O interesse de Floriano Martins concentra-se nos escritores, nos poetas, nos artistas plásticos, nos líderes culturais, no movimento social da cultura, nas perspectivas e tendências da consciência nos séculos XX e XXI, na integração possível entre os vários países da América, no frágil intercâmbio entre os idiomas espanhol e português, na interpenetração entre a cultura erudita e a popular, na política exterior dos países e a sua relação com a valorização das manifestações artísticas. Podemos dizer que nós, leitores, por nossa vez, terminamos por nos interessar, além da especificidade de cada texto, por esta figura autoral carismática e renascentista.

Às vezes cabe a dúvida se Floriano Martins age como um humanista renascentista em seu longo discurso em busca da razão, ou se, oculto no seu equilíbrio formal, não existirá um missionário que se autoelegeu para a desesperada tarefa de civilizar a humanidade. Não discordarei dos que acreditam que as duas atitudes sejam, na verdade, uma só, dois aspectos da mesma postura do homem especialmente dotado que fala sem cessar, para não se calar em definitivo.

O “método florianesco” de análise obedece a um ritual bem estabelecido, e isto vale para os ensaios ritmados, as entrevistas inquietantes e as impacientes breves anotações. Floriano Martins descreve com minúcias o seu assunto, numa delicada atenção ao leitor. Cerca o seu tema de opiniões variadas de ilustres figuras, fazendo questão de colocar as citações num contexto esclarecedor balizados pela análise estilística e o factual histórico e, finalmente, tendo introduzido aqui e ali iluminações sobre a obra estudada, já nos apresentando a sua verdade, fecha o texto num ápice no qual cabe apenas um foco de luz e um só objeto iluminado. Este é o percurso habitual de seu inocente pensar e nele, reconheçamos, cabe o sentimento do mundo.
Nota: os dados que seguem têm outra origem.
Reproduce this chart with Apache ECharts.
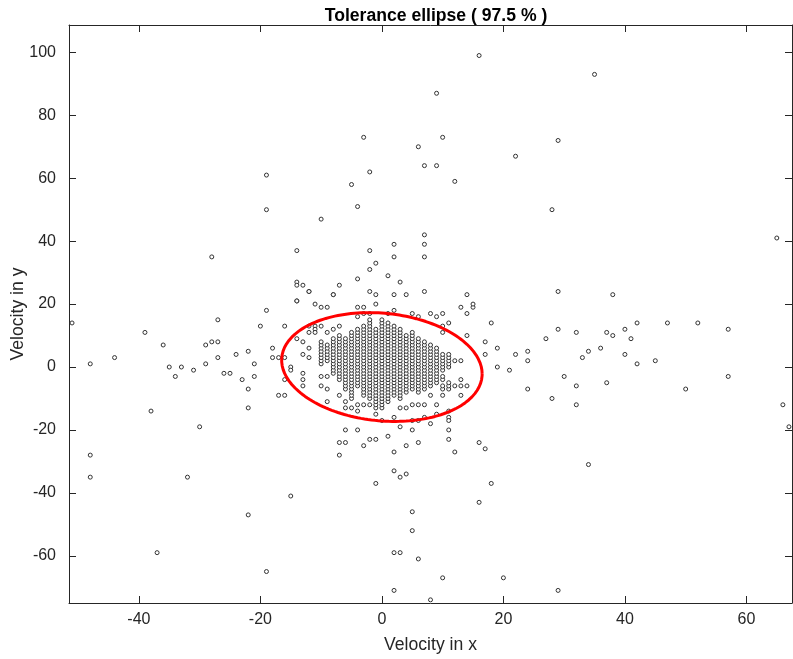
<!DOCTYPE html>
<html>
<head>
<meta charset="utf-8">
<script src="https://cdn.jsdelivr.net/npm/echarts@6/dist/echarts.min.js"></script>
<style>
  html, body { margin: 0; padding: 0; background: #fff; }
  #chart { width: 793px; height: 659px; }
</style>
</head>
<body>
<div id="chart"></div>
<script>
// ---------------- DATA ----------------
const titleText = 'Tolerance ellipse ( 97.5 % )';
const xAxisTitle = 'Velocity in x';
const yAxisTitle = 'Velocity in y';
const xRange = [-51.5, 67.5];
const yRange = [-75, 108.7];

// dense core: one column of integer-valued y velocities per integer x velocity
const coreColumnX = [-10, -9, -8, -7, -6, -5, -4, -3, -2, -1, 0, 1, 2, 3, 4, 5, 6, 7, 8, 9, 10, 11];
const coreColumnY = [
  [1, 2, 3, 4, 5, 6, 7, 8],
  [2, 3, 4, 5, 6, 7],
  [-2, -1, 0, 1, 2, 3, 4, 5, 6, 7, 8, 9],
  [-4, -3, -2, -1, 0, 1, 2, 3, 4, 5, 6, 7, 8, 9, 10],
  [-7, -6, -5, -4, -3, -2, -1, 0, 1, 2, 3, 4, 5, 6, 7, 8, 9],
  [-10, -9, -8, -7, -6, -5, -4, -3, -2, -1, 0, 1, 2, 3, 4, 5, 6, 7, 8, 9, 10, 11],
  [-6, -5, -4, -3, -2, -1, 0, 1, 2, 3, 4, 5, 6, 7, 8, 9, 10, 11, 12],
  [-9, -8, -7, -6, -5, -4, -3, -2, -1, 0, 1, 2, 3, 4, 5, 6, 7, 8, 9, 10, 11, 12, 13],
  [-10, -9, -8, -7, -6, -5, -4, -3, -2, -1, 0, 1, 2, 3, 4, 5, 6, 7, 8, 9, 10, 11, 12, 13, 14, 15],
  [-13, -12, -11, -10, -9, -8, -7, -6, -5, -4, -3, -2, -1, 0, 1, 2, 3, 4, 5, 6, 7, 8, 9, 10, 11, 12],
  [-13, -12, -11, -10, -9, -8, -7, -6, -5, -4, -3, -2, -1, 0, 1, 2, 3, 4, 5, 6, 7, 8, 9, 10, 11, 12, 13, 14, 15],
  [-11, -10, -9, -8, -7, -6, -5, -4, -3, -2, -1, 0, 1, 2, 3, 4, 5, 6, 7, 8, 9, 10, 11, 12, 13, 14],
  [-9, -8, -7, -6, -5, -4, -3, -2, -1, 0, 1, 2, 3, 4, 5, 6, 7, 8, 9, 10, 11, 12, 13],
  [-10, -9, -8, -7, -6, -5, -4, -3, -2, -1, 0, 1, 2, 3, 4, 5, 6, 7, 8, 9, 10, 11, 12],
  [-8, -7, -6, -5, -4, -3, -2, -1, 0, 1, 2, 3, 4, 5, 6, 7, 8, 9, 10],
  [-7, -6, -5, -4, -3, -2, -1, 0, 1, 2, 3, 4, 5, 6, 7, 8, 9, 10, 11],
  [-8, -7, -6, -5, -4, -3, -2, -1, 0, 1, 2, 3, 4, 5, 6, 7, 8, 9],
  [-7, -6, -5, -4, -3, -2, -1, 0, 1, 2, 3, 4, 5, 6, 7, 8],
  [-6, -5, -4, -3, -2, -1, 0, 1, 2, 3, 4, 5, 6, 7],
  [-5, -4, -3, -2, -1, 0, 1, 2, 3, 4, 5, 6],
  [-7, -6, -4, -3, -1, 0, 1, 2, 3, 4],
  [-7, -6, -5, 0, 1, 2, 3, 4]
];

// scattered points around the core (inside and near the ellipse)
const nearPoints = [
  [-16, 13], [-14, 9], [-13, 8], [-12, 13], [-11, 13], [-11, 12], [-11, 11], [-10, 13], [-9, 11], [-8, 12], [-7, 13],
  [-12, 11], [-13, 4], [-12, 6], [-12, 3], [-13, -2], [-13, -4], [-13, -6], [-15, 0], [-15, -1], [-16, -4], [-17, -9],
  [-18, 6], [-18, 3], [-17, 3], [-16, 3], [-10, -3], [-10, -6], [-9, -3], [-9, -7], [-9, -11], [-7, -9],
  [-6, -11], [-6, -13], [-5, -13], [-4, -12], [-3, -12], [-4, -14], [-2, -12], [-1, -15], [0, -17],
  [3, -13], [4, -13], [5, -12], [6, -12], [7, -12], [8, -9], [9, -12],
  [10, -9], [12, -6], [13, -6], [14, -6], [13, -4],
  [12, 2], [13, 2], [14, 10], [10, 11], [10, 13], [11, 14],
  [8, 17], [9, 16], [10, 17], [5, 17], [6, 16], [14, 17], [15, 19], [-2, 17], [-3, 17], [1, 17], [2, 18],
  [-12, 24], [-14, 21], [-11, 20], [-8, 23], [-4, 16], [-2, 24], [-1, 23], [-1, 20], [-4, 19], [-3, 19],
  [-6, -20], [-4, -20], [2, -16], [5, -17], [9, -15], [11, -14], [11, -16], [13, -9], [7, -16]
];

// outlying points
const outerPoints = [
  [16, 99], [35, 93], [9, 87], [10, 73], [6, 70], [29, 72], [7, 64], [9, 64], [22, 67], [12, 59], [28, 50], [65, 41],
  [7, 42], [7, 39], [7, 35], [3, 27], [4, 23], [7, 24], [14, 23], [29, 24], [38, 23], [15, 20], [13, 19],
  [-3, 73], [-19, 61], [-2, 62], [-5, 58], [-4, 51], [-19, 50], [-10, 47], [-28, 35], [-14, 37], [-2, 37], [2, 39],
  [2, 35], [-1, 33], [-2, 31], [-4, 28], [1, 29], [-14, 27], [-14, 26], [-13, 26], [-12, 24], [-7, 26], [-8, 23],
  [2, 23], [-14, 21], [-10, 19], [-9, 19],
  [-51, 14], [-48, 1], [-44, 3], [-39, 11], [-36, 7], [-35, 0], [-34, -3], [-33, 0], [-31, -1], [-38, -14],
  [-29, 1], [-29, 7], [-28, 8], [-27, 8], [-27, 15], [-27, 3], [-26, -2], [-25, -2], [-24, 4], [-23, -4], [-22, 5],
  [-22, -7], [-22, -13], [-21, 1], [-21, -3], [-20, 13], [-19, 18], [-16, -9],
  [-30, -19], [-48, -28], [-48, -35], [-32, -35], [-37, -59], [-15, -41], [-22, -47], [-19, -65],
  [-7, -24], [-6, -24], [-7, -28], [-3, -25], [-2, -23], [-1, -23], [1, -22], [2, -27], [3, -19], [5, -20],
  [4, -25], [6, -24], [6, -17], [8, -18], [11, -17], [11, -20], [11, -23], [12, -27], [-1, -37], [2, -33], [3, -35],
  [4, -34], [5, -46], [5, -52], [2, -59], [3, -59], [6, -61], [2, -71], [8, -74], [10, -67], [20, -67], [29, -71],
  [16, -24], [17, -26], [18, -37], [16, -43], [34, -31], [67, -19], [66, -12],
  [18, 14], [17, 8], [17, 4], [19, 6], [19, 0], [21, -1], [22, 4], [24, 5], [24, 2], [24, -7], [27, 9], [28, -10],
  [29, 12], [30, -3], [32, 11], [32, -6], [32, -12], [33, 3], [34, 5], [36, 6], [37, 11], [38, 10], [37, -5],
  [40, 12], [40, 4], [41, 9], [42, 14], [42, 1], [45, 2], [47, 14], [50, -7], [52, 14], [57, 12], [57, -3]
];

// tolerance ellipse parameters (mean, covariance, chi-square quantile for 97.5 %)
const ellipseCenter = [0, 0];
const ellipseCovariance = [[36.9, -4.9], [-4.9, 40.5]];
const chiSquare975 = 7.378;

// ---------------- BUILD ----------------
const corePoints = [];
coreColumnX.forEach((x, i) => coreColumnY[i].forEach(y => corePoints.push([x, y])));
const allPoints = corePoints.concat(nearPoints, outerPoints);

function ellipsePath() {
  const sxx = ellipseCovariance[0][0] * chiSquare975;
  const sxy = ellipseCovariance[0][1] * chiSquare975;
  const syy = ellipseCovariance[1][1] * chiSquare975;
  const l11 = Math.sqrt(sxx), l21 = sxy / l11, l22 = Math.sqrt(syy - l21 * l21);
  const pts = [];
  const n = 180;
  for (let k = 0; k <= n; k++) {
    const t = 2 * Math.PI * k / n;
    const c = Math.cos(t), s = Math.sin(t);
    pts.push([ellipseCenter[0] + l11 * c, ellipseCenter[1] + l21 * c + l22 * s]);
  }
  return pts;
}

const FONT = '"Liberation Sans", Arial, Helvetica, sans-serif';
const AXIS_COLOR = '#262626';

const chart = echarts.init(document.getElementById('chart'), null, { renderer: 'canvas' });
const baseX = {
  type: 'value', min: xRange[0], max: xRange[1], splitNumber: 6,
  axisLine: { show: true, onZero: false, lineStyle: { color: AXIS_COLOR, width: 1 } },
  axisTick: { show: true, inside: true, length: 7, lineStyle: { color: AXIS_COLOR, width: 1 } },
  splitLine: { show: false }
};
const baseY = {
  type: 'value', min: yRange[0], max: yRange[1], splitNumber: 9,
  axisLine: { show: true, onZero: false, lineStyle: { color: AXIS_COLOR, width: 1 } },
  axisTick: { show: true, inside: true, length: 7, lineStyle: { color: AXIS_COLOR, width: 1 } },
  splitLine: { show: false }
};

chart.setOption({
  animation: false,
  backgroundColor: '#ffffff',
  title: {
    text: titleText, left: 431, top: 2, textAlign: 'center',
    textStyle: { fontFamily: FONT, fontSize: 17.6, fontWeight: 'bold', color: '#000' }
  },
  grid: { left: 69, right: 1, top: 25, bottom: 56, containLabel: false, outerBoundsMode: 'none' },
  xAxis: [
    Object.assign({}, baseX, {
      position: 'bottom',
      name: xAxisTitle, nameLocation: 'middle', nameGap: 33, nameMoveOverlap: false,
      nameTextStyle: { fontFamily: FONT, fontSize: 17.6, color: AXIS_COLOR },
      axisLabel: { show: true, margin: 9, showMinLabel: false, showMaxLabel: false,
        fontFamily: FONT, fontSize: 16, color: AXIS_COLOR }
    }),
    Object.assign({}, baseX, { position: 'top', axisLabel: { show: false } })
  ],
  yAxis: [
    Object.assign({}, baseY, {
      position: 'left',
      name: yAxisTitle, nameLocation: 'middle', nameGap: 42, nameRotate: 90, nameMoveOverlap: false,
      nameTextStyle: { fontFamily: FONT, fontSize: 17.6, color: AXIS_COLOR },
      axisLabel: { show: true, margin: 13, showMinLabel: false, showMaxLabel: false,
        fontFamily: FONT, fontSize: 16, color: AXIS_COLOR }
    }),
    Object.assign({}, baseY, { position: 'right', axisLabel: { show: false } })
  ],
  series: [
    {
      type: 'scatter', xAxisIndex: 0, yAxisIndex: 0,
      data: allPoints, symbol: 'circle', symbolSize: 4,
      itemStyle: { color: '#ffffff', borderColor: '#333333', borderWidth: 1, opacity: 1 },
      z: 2, silent: true
    },
    {
      type: 'line', xAxisIndex: 0, yAxisIndex: 0,
      data: ellipsePath(), showSymbol: false, smooth: false,
      lineStyle: { color: '#ff0000', width: 3 },
      z: 3, silent: true
    }
  ]
});
</script>
</body>
</html>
Esta citação de Drummond, um dos objetos de sua acurada atenção, não é por acaso, pois em Floriano Martins perpassa o mistério da amorosidade. Eis ai um escritor que gosta de escritores e um poeta – a parte essencial de sua vida de artista – que se comove com a poesia alheia. É o que ele busca nos seus heróis, e é o que ele encontra. A sua análise é respeitosa, já que ele concentra-se na linguagem e na criação. E é esclarecedora, pois é ampla na narração do percurso do artista e na pesquisa sobre o artista. Tenho para mim que Floriano Martins estabelece a sua análise crítica, pois sempre se trata disto, de uma maneira inovadora porque, ao invés da sentença, ele prefere o retrato do artista. Num texto pleno de meios tons, áreas iluminadas, áreas em sombras coloridas, o autor cria retratos. Um pouco à maneira dos mestres, especialmente Velásquez. Um ensaísta transgressor.
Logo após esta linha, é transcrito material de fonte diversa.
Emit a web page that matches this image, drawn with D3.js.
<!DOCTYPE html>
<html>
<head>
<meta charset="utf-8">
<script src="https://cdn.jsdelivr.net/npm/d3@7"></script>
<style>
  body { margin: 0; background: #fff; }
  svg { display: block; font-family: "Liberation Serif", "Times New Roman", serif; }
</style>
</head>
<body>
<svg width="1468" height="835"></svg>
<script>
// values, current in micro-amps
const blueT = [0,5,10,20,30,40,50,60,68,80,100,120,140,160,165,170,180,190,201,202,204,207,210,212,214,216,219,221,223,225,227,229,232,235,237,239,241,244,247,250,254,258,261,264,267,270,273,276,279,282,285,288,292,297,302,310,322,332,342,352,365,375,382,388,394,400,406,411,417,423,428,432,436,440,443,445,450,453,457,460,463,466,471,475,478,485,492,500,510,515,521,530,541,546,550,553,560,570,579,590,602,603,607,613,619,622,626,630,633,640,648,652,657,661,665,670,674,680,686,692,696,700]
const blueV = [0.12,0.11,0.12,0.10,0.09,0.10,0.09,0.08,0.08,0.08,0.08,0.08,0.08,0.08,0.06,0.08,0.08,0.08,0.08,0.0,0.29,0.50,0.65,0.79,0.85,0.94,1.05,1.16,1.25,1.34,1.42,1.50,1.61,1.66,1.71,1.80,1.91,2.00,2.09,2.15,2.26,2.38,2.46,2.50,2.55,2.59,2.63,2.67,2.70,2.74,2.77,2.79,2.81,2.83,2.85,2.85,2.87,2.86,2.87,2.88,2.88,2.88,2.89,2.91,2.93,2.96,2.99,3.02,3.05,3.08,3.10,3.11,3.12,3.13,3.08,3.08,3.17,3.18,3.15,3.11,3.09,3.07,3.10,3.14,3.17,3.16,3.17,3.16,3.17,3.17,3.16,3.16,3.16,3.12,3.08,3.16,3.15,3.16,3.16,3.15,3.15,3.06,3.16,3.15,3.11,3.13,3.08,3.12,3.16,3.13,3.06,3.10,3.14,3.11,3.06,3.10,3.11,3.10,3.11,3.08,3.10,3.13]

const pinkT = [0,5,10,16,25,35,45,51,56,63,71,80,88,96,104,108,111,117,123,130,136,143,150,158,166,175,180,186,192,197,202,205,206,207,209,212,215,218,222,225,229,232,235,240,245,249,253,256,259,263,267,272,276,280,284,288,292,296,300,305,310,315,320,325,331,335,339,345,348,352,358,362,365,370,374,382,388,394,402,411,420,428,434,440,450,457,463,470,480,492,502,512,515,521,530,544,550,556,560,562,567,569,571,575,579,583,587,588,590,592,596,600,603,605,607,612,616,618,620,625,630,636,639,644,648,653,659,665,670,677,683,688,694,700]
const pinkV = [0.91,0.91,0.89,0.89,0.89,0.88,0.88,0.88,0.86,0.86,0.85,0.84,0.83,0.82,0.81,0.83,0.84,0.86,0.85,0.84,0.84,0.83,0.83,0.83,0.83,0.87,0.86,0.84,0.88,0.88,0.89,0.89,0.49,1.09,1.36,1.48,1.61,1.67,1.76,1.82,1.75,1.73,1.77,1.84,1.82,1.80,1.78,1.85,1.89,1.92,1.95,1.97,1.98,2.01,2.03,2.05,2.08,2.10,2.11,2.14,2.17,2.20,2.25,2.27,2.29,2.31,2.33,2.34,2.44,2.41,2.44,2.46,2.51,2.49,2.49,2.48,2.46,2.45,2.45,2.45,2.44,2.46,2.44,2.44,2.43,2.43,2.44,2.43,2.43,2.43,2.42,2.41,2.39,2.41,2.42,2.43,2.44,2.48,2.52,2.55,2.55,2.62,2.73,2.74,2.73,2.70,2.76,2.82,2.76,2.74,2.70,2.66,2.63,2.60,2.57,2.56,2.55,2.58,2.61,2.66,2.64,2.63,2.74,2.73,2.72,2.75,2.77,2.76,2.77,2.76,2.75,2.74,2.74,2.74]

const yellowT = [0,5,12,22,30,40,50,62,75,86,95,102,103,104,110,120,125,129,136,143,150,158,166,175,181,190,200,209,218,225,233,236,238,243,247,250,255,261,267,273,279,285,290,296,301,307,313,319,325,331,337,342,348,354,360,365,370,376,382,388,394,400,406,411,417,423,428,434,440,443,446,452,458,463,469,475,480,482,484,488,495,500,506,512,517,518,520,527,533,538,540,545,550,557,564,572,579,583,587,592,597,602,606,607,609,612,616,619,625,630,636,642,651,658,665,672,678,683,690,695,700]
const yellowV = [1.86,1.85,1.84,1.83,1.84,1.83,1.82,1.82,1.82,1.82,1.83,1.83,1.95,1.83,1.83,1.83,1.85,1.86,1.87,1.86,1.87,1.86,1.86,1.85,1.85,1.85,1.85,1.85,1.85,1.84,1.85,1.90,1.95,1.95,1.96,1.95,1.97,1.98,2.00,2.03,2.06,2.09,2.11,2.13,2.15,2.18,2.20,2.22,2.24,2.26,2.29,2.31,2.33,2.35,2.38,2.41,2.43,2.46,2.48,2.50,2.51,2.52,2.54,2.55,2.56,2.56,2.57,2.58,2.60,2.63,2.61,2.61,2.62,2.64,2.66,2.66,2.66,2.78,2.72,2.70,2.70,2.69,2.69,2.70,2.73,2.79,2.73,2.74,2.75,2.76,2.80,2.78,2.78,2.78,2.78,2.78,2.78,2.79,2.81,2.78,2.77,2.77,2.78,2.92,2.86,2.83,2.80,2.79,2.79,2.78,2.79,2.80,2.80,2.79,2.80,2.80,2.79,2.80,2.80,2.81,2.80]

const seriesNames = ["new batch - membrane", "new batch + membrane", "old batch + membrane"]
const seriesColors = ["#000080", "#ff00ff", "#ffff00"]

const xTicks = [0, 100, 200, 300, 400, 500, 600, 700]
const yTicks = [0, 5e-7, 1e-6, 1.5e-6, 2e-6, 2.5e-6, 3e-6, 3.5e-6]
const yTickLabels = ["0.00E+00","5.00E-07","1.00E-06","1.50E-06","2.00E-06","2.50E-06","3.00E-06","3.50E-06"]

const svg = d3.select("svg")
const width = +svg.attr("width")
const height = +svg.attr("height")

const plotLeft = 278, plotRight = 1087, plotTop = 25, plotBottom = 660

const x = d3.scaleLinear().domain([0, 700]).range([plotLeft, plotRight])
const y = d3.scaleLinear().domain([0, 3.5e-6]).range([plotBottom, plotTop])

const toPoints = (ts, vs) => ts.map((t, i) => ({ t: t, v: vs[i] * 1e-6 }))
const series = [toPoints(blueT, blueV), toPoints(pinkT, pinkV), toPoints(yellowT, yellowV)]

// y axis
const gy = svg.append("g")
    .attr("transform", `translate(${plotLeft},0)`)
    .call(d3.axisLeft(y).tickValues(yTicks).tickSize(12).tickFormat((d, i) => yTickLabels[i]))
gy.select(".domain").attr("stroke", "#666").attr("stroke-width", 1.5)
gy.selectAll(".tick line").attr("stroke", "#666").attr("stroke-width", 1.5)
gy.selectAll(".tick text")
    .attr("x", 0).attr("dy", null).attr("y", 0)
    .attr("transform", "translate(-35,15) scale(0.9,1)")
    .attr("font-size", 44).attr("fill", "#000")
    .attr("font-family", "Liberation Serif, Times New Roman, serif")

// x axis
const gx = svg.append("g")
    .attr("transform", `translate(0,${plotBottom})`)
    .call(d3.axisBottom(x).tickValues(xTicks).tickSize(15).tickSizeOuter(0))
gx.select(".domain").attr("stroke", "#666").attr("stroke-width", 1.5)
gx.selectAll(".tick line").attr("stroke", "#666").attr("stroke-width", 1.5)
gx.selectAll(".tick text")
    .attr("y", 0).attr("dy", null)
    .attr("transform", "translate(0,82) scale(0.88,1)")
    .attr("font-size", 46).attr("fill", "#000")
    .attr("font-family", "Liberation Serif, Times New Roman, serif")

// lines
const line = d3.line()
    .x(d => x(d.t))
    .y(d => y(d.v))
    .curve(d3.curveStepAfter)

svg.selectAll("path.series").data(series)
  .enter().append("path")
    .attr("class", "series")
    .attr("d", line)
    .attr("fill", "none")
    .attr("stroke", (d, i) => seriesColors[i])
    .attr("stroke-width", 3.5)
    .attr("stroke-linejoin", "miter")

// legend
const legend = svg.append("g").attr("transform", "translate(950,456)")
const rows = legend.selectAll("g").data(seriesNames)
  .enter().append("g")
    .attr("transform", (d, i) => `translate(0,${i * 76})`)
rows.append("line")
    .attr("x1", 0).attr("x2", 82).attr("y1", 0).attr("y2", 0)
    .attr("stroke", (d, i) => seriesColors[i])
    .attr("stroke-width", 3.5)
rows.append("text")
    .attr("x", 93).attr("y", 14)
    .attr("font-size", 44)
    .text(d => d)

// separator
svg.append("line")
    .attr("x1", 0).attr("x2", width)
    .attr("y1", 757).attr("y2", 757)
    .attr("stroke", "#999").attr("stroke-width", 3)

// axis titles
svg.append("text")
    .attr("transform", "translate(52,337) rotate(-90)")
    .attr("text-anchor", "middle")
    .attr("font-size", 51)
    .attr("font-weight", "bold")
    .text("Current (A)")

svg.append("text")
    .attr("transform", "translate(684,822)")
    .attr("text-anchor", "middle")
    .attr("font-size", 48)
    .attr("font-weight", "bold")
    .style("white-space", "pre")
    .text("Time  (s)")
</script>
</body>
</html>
Certamente estes ensaios transgressores, o são na originalidade, estão acrescidos pelo decidido ponto de partida de Floriano Martins: ele é a favor da linguagem, da criatividade e da invenção. Nos seus textos não há dúvidas sobre a validade da cultura, sobre a necessidade da poesia num planeta em guerras permanentes ou sobre a legitimidade da cultura ocidental, para ele, no seu ponto extremo, uma cultura de mestiçagem. Para Floriano Martins, poeta, escritor, tradutor, músico, artista plástico, o único lugar habitável é a utopia.
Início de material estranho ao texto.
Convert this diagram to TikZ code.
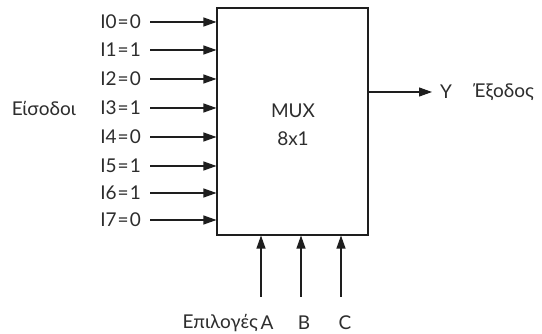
\documentclass[tikz,border=0pt]{standalone}
\usepackage{fontspec}
\setmainfont{Lato}
\usetikzlibrary{arrows.meta}
\definecolor{ink}{RGB}{30,30,30}
\definecolor{txt}{RGB}{45,45,45}
\tikzset{
  arr/.style={draw=ink, line width=1.1pt, -{Triangle[length=13pt,width=9pt]}},
  lbl/.style={text=txt, font=\fontsize{19}{20}\selectfont, inner sep=0pt},
  muxbox/.style={draw=ink, line width=1.1pt, minimum width=151pt, minimum height=227pt, inner sep=0pt}
}
\begin{document}
\begin{tikzpicture}[x=1pt,y=-1pt]
\useasboundingbox[fill=white] (0,0) rectangle (542,334);
\node[muxbox] (mux) at (292.5,121.5) {};
\node[lbl] (mt) at (293,111) {MUX};
\node[lbl] (nt) at (293,139) {8x1};
\foreach \i/\v/\y in {0/0/22,1/1/50,2/0/79,3/1/108,4/0/137,5/1/166,6/1/193,7/0/220}{
  \node[lbl, anchor=east] (in\i) at (141,\y) {I\i{}\kern1pt=\kern1pt\v};
  \coordinate (s\i) at (150,\y);
  \draw[arr] (s\i) -- (s\i -| mux.west);
}
\node[lbl, anchor=east] (eis) at (76,108) {Είσοδοι};
\coordinate (o) at (mux.east |- 0,92);
\coordinate (oe) at (432,92);
\draw[arr] (o) -- (oe);
\node[lbl, anchor=west] (y) at (440,92) {Y};
\node[lbl, anchor=west] (exo) at (473,92) {Έξοδος};
\foreach \n/\x/\lx in {A/261/267,B/301/304,C/341/345}{
  \coordinate (c\n) at (\x,297);
  \draw[arr] (c\n) -- (c\n |- mux.south);
  \node[lbl] (l\n) at (\lx,323) {\n};
}
\node[lbl, anchor=east] (epi) at (258,323) {Επιλογές};
\end{tikzpicture}
\end{document}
Floriano Martins (Brasil, 1957). Poeta, ensaísta, editor, tradutor. Dirige a Agulha Revista de Cultura e o selo ARC Edições. Colaborador das revistas Altazor (Chile), Matérika (Costa Rica), La Otra (México), Blanco Móvil (México), Triplov (Portugal) e Acrobata (Brasil). Estudioso da tradição lírica na América Hispânica e do Surrealismo.